La hornilla del verano
Vivir en el miedo perpetuo desconcierta. Por eso la gente se junta, se tose, celebra y exorciza, a veces de la peor manera posible
EL verano tiende al estropicio. Y en año de guerra e inseguridad económica, todavía más. Persiste en el ambiente una sensación de descalabro, empobrecimiento y desastre. Algo así como la globalización del apocalipsis y la certeza de que el fin del mundo se ha mudado a vivir a casa. Que si el megavatio está a más de 200 euros y la inflación llegará a más del 10%. Que si la economía se irá a pique y conviene no mover ni un dedo hasta que eso pase. Que si el IPC y sus ajustes triturarán la cuenta bancaria. Que si el aumento del alquiler y la lista de la vuelta al cole... La letanía es larga y enjundiosa. Ha llegado a su clímax con el vaticinio del líder de la oposición de estar a las puertas de la peor crisis económica. Que no falten el miedo ni las ganas de tenerlo y, encima, se desata una séptima ola de una pandemia que elegimos guardar bajo la alfombra.
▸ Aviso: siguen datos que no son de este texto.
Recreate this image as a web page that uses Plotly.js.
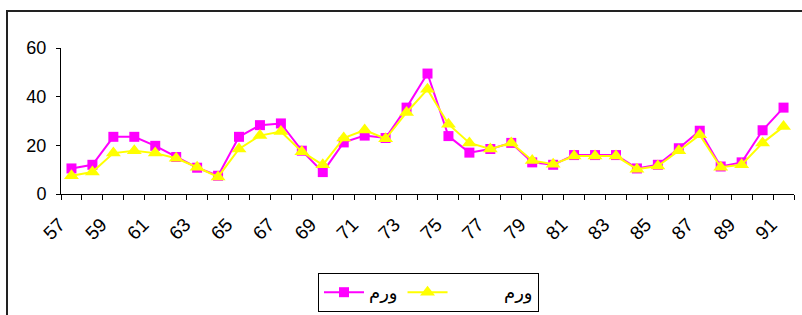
<!DOCTYPE html>
<html><head><meta charset="utf-8">
<script src="https://cdn.plot.ly/plotly-3.0.1.min.js"></script>
<style>
html,body{margin:0;padding:0;background:#fff;}
#wrap{position:relative;width:802px;height:315px;overflow:hidden;}
#chart{position:absolute;left:0;top:0;width:802px;height:315px;}
#frame{position:absolute;left:6px;top:10px;width:900px;height:400px;border:2px solid #222;box-sizing:border-box;pointer-events:none;}
</style></head>
<body>
<div id="wrap"><div id="chart"></div><div id="frame"></div></div>
<script>
const years = [57,58,59,60,61,62,63,64,65,66,67,68,69,70,71,72,73,74,75,76,77,78,79,80,81,82,83,84,85,86,87,88,89,90,91];
const seriesA = [10.5,12,23.5,23.5,19.8,15.2,10.8,7.5,23.5,28.3,29,17.8,9,21.2,24,23,35.5,49.5,23.8,17,18.5,21,13,12,16,16,16,10.5,12,18.8,26,11.3,13,26.2,35.5];
const seriesB = [7.5,9,16.8,17.8,16.8,14.7,11,7,18.5,24,25.7,17.4,12,23,26.3,22.7,33.5,43,28.7,21,18.5,21,13.8,12.2,15.6,15.6,15.6,10.2,11.5,17.8,24.3,11,12,21,27.7];
const nameA = "ورم";
const nameB = "\u00a0\u00a0\u00a0\u00a0\u00a0\u00a0\u00a0\u00a0\u00a0ورم";
const yTicks = [0,20,40,60];

const traces = [
 {x: years, y: seriesA, name: nameA, type:'scatter', mode:'lines+markers',
  line:{color:'#FF00FF', width:2}, marker:{symbol:'square', size:10, color:'#FF00FF'}},
 {x: years, y: seriesB, name: nameB, type:'scatter', mode:'lines+markers',
  line:{color:'#FFFF00', width:2}, marker:{symbol:'triangle-up', size:13, color:'#FFFF00'}}
];
const layout = {
 width:802, height:315,
 margin:{l:61, r:8, t:48, b:121},
 paper_bgcolor:'rgba(0,0,0,0)', plot_bgcolor:'rgba(0,0,0,0)',
 font:{family:'Liberation Sans, Arial, sans-serif', size:18, color:'#000'},
 showlegend:true,
 xaxis:{type:'linear', range:[56.5,91.5], tickmode:'linear', tick0:57, dtick:2,
   ticks:'', tickangle:-45, showgrid:false, zeroline:false, showline:true,
   linecolor:'#000', linewidth:1, automargin:false, tickfont:{size:19},
   ticklabelstandoff:11, ticklabelshift:-12,
   minor:{tick0:56.5, dtick:1, ticks:'outside', ticklen:5, tickcolor:'#000', tickwidth:1, showgrid:false}},
 yaxis:{range:[0,60], tickvals:yTicks, ticks:'outside', ticklen:4, tickcolor:'#000',
   showgrid:false, zeroline:false, showline:true, linecolor:'#000', linewidth:1,
   automargin:false, ticklabelstandoff:6, tickfont:{size:18}},
 legend:{orientation:'h', xref:'container', x:318/802, xanchor:'left',
   yref:'container', y:1-273/315, yanchor:'top',
   bordercolor:'#000', borderwidth:1, bgcolor:'rgba(255,255,255,0)',
   font:{size:18, family:'DejaVu Sans, sans-serif'}, itemwidth:40, tracegroupgap:0}
};
Plotly.newPlot('chart', traces, layout, {displayModeBar:false, staticPlot:true});
</script>
</body></html>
Los que empacan maletas lo hacen preguntándose qué encontrarán a la vuelta; los que no pueden permitírselo, se zambullen en la pretemporada del pesimismo. Vivir pensando que algo va mal o acabará mal obliga a avanzar a base de colapsos. Pensar en un viaje como el último antes de que todo se vaya al demonio económico desdibuja las expectativas e induce a la frustración. Se parece al miedo de beber el vaso de agua que no alcanzará para todos y empeora esa hornilla veraniega que alborota en todos nosotros la duda sobre si hemos tomado o no el camino correcto.
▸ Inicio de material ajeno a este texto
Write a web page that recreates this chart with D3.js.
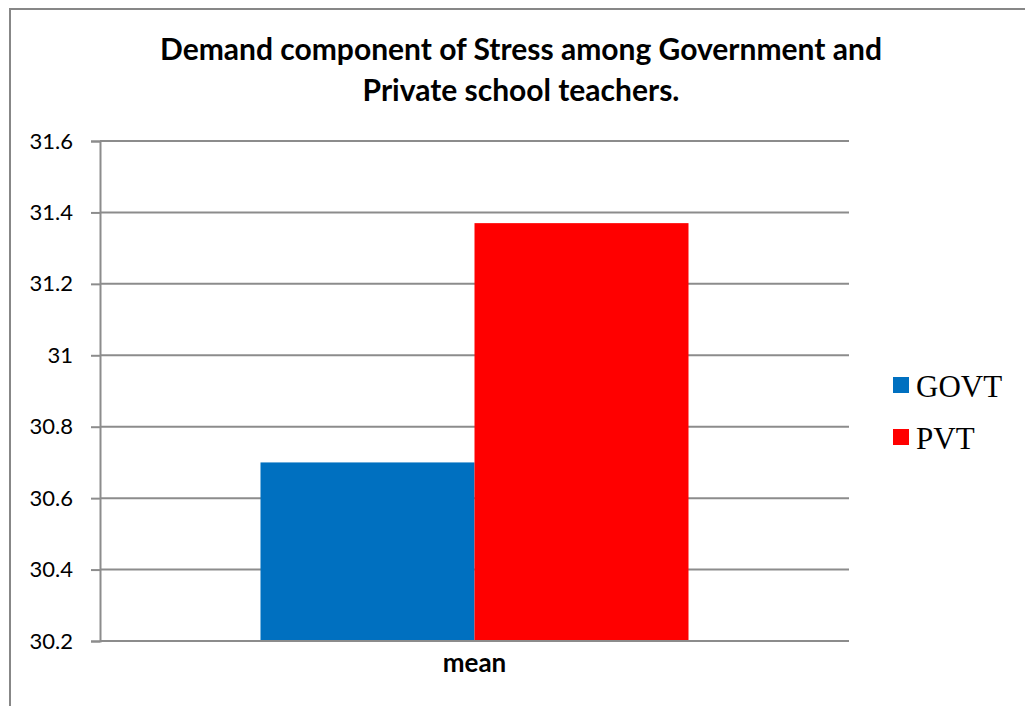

El verano es ese pebetero en el que se inaugura, si se puede, la competición en busca de lo extraordinario, y que suele llegar casi siempre en su versión menos amable. Es el tiempo de las fiestas, las comilonas y los excesos. En sus días se destrozan y se inauguran los amores, se amasan y se deshacen las esperanzas. Mueren los plazos y los matrimonios. El verano tiene la belleza de las cosas que llegan a su fin. Se parece a la uve quebrada que distingue su caligrafía. Es el solsticio que precede a la oscuridad de las noches largas y por eso se vive con desafuero, ansiedad y cierta enajenación.
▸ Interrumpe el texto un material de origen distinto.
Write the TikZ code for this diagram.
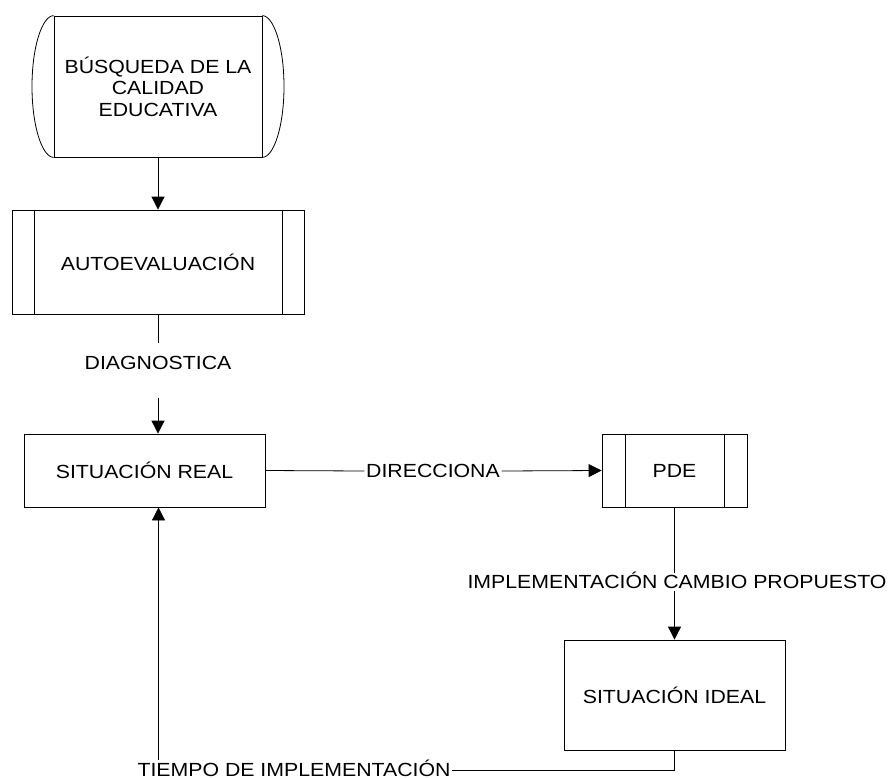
\documentclass[tikz,border=0pt]{standalone}
\usepackage{fontspec}
\setmainfont{Liberation Sans}[FakeStretch=1.12]
\usetikzlibrary{arrows.meta}
\newcommand{\fs}{\fontsize{19}{21.5}\selectfont}
\begin{document}
\begin{tikzpicture}[x=1pt,y=-1pt, line width=0.8pt,
  box/.style={draw, rectangle, inner sep=0pt, align=center, font=\fs},
  lbl/.style={fill=white, inner sep=0pt, text height=13.5pt, text depth=0pt, font=\fs},
  arr/.style={-{Triangle[length=13pt,width=13pt]}}]
\useasboundingbox (0,0) rectangle (889,779);

% nodes
\node[box, minimum width=208pt, minimum height=141pt] (busq) at (158,86.5) {BÚSQUEDA DE LA\\CALIDAD\\EDUCATIVA};
\draw (busq.north west) .. controls (41.85,16) and (32,47.6) .. (32,86.5) .. controls (32,125.4) and (41.85,157) .. (busq.south west);
\draw (busq.north east) .. controls (274.15,16) and (284,47.6) .. (284,86.5) .. controls (284,125.4) and (274.15,157) .. (busq.south east);

\node[box, minimum width=292pt, minimum height=104pt] (auto) at (158,262) {AUTOEVALUACIÓN};
\draw ([xshift=23pt]auto.north west) -- ([xshift=23pt]auto.south west);
\draw ([xshift=-22pt]auto.north east) -- ([xshift=-22pt]auto.south east);

\node[box, minimum width=241pt, minimum height=73pt] (real) at (144.5,470.5) {SITUACIÓN REAL};

\node[box, minimum width=145pt, minimum height=73pt] (pde) at (674.5,470.5) {PDE};
\draw ([xshift=24pt]pde.north west) -- ([xshift=24pt]pde.south west);
\draw ([xshift=-23pt]pde.north east) -- ([xshift=-23pt]pde.south east);

\node[box, minimum width=221pt, minimum height=110pt] (ideal) at (674.5,695) {SITUACIÓN IDEAL};

% labels
\node[lbl] (diag) at (158,362.5) {DIAGNOSTICA};
\node[lbl, inner xsep=1.5pt] (dir) at (433,471) {DIRECCIONA};
\node[lbl, inner ysep=2pt] (impl) at (677,582) {IMPLEMENTACIÓN CAMBIO PROPUESTO};
\node[lbl, inner xsep=1pt] (tiempo) at (294,770) {TIEMPO DE IMPLEMENTACIÓN};

% connectors
\draw[arr] (busq.south) -- (auto.north);
\draw (auto.south) -- ([yshift=12pt]diag.north);
\draw[arr] ([yshift=-28pt]diag.south) -- (diag.south |- real.north);
\draw (real.east) -- (dir.west);
\draw[arr] (dir.east) -- (pde.west);
\draw (pde.south) -- (impl.north -| pde.south);
\draw[arr] (impl.south -| pde.south) -- (ideal.north);
\draw (ideal.south) |- (tiempo.east);
\coordinate (rin) at ([xshift=14pt]real.south);
\draw[arr] ([yshift=3pt]tiempo.north -| rin) -- (rin);
\end{tikzpicture}
\end{document}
A la calle le pasa algo, la recorre ya no un deseo de desconectar sino directamente de desenchufar. De apagar el mundo y dejarlo tirado en el primer contenedor. Los hombres y las mujeres atraviesan la víspera vacacional como un desierto exasperante. En menos de ocho días, he presenciado tres peleas, todas ocasionadas por asuntos nimios. La primera acabó a puñetazos, la segunda, entre dos madres, llegó al clímax con improperios y amenazas de llamar a la Policía y la última, a gritos. El apocalipsis agota y vivir en el miedo perpetuo desconcierta, ablanda, enloquece y enfurece. Por eso, instintivamente, cuando llega julio, la gente se marcha, empaca, evade, se junta, se tose, celebra y exorciza, a veces de la peor forma posible. El verano rehúye a la verdadera catarsis y normalmente posterga el desasosiego o lo amplifica. Queda convertido en una hoguera de la que nadie sale purificado.